Looking at the compiled winners list it wasn’t too terrible. There’s always been a lack of authenticity to The Brits. Didn’t 5ive once perform We Will Rock You at The Brits?
Ben Howard is a well deserved winner. To do what he does and pull in a large enough league of supporters to topple the pop-heavy nominees is a feat in itself. I was reminded of when Bon Iver won two Grammy awards in 2011 (or possibly ’12) for their brilliant second album and nobody seemed to know who they were. I believe Who IsBonnie Bear was trending on Twitter.

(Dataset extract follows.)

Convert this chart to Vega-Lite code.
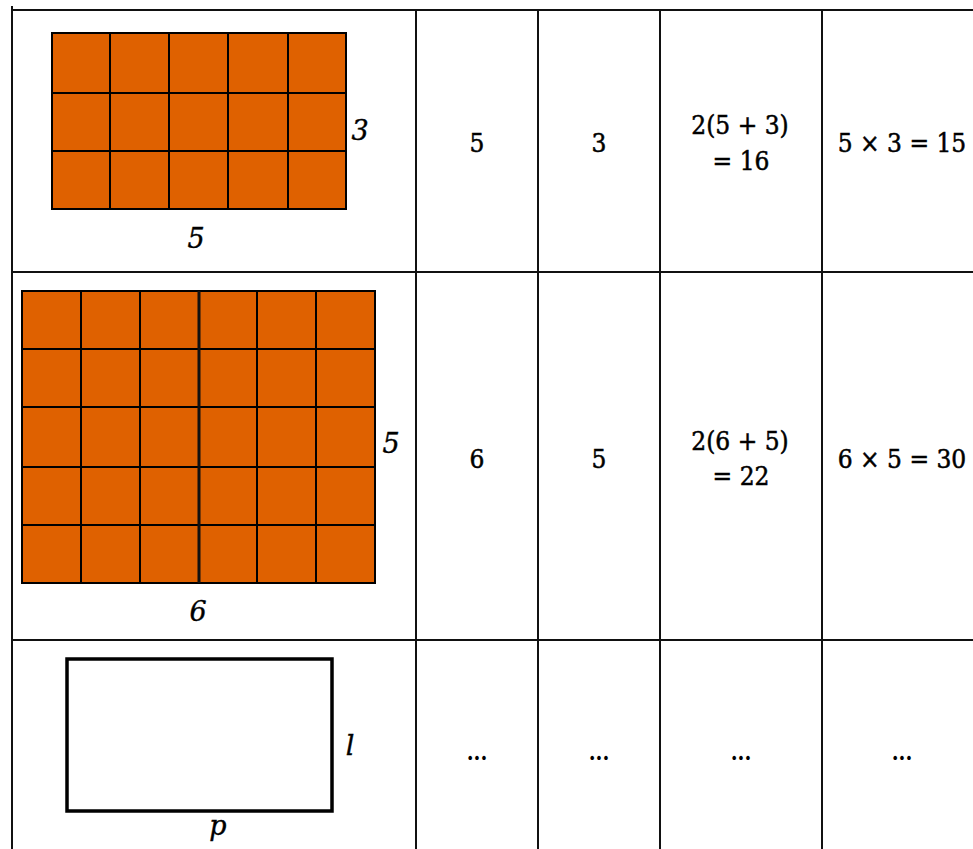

As much as people gripe about Mumford & Sons you can guarantee they’ll be dragging their friends through the dirt at festival season, spilling Tuborg down themselves and screaming the words to Little Lion Man in stranger’s ears so why shouldn’t they win best British group? The fact they aren’t the best British group has little to do with anything at The Brits.

Coldplay’s innovative use of flashing wristbands has caused a bigger stir than it did during the ‘new rave’ summer of ’07 seemingly, because they won best live band.
To be able to carry on making music when everyone claims they hate you is something to be admired in a way. Until the people topple the brass statue of Chris Martin in West London and start pelting it with sandals and hummus I think we will have to put up with the fact they exist.

Adele deserves best British single for Skyfall. I can’t even think of another single. How can you have a best single without Woolworths selling them? I smell a conspiracy!

War Child winning Special Recognition is right and true. The work they do is absolutely incredible and the support they have from artists and the public is heartwarming.

Last night on Twitter I heard people griping about One Direction winning Best Global Success. I can’t understand why. They appear to have taken America (and Taylor Swift’s hymen) by storm.
The key here is they are doing very well.
Will they be about in a decade?
Yes, but as talking heads on another series of The Big Reunion.
The important thing to remember is while they are in America, they aren’t here. They sure as hell can’t Apparate. Muggles.

Lana Del Ray won International Female Solo Artist based on the fact she’s not British and is technically a female. Well done Lana. Back to the cave.

Black Keys won best International band?!
Wow.
Well done public. You have done something right. I forgive you for the KitKat thing.

Frank Ocean (not the son of Billy or Atlantic) for International Male. Yeah. Good call again Britain. Put the kettle on you little sod.

Emeli Sandé with best album….

Nope.
I tried.
I have no jokes for this.

That’s it. That was The Brit awards. There’s a massive build up and then we are left sobbing, wiping ourselves down with a Kleenex and wondering if we are going to hell.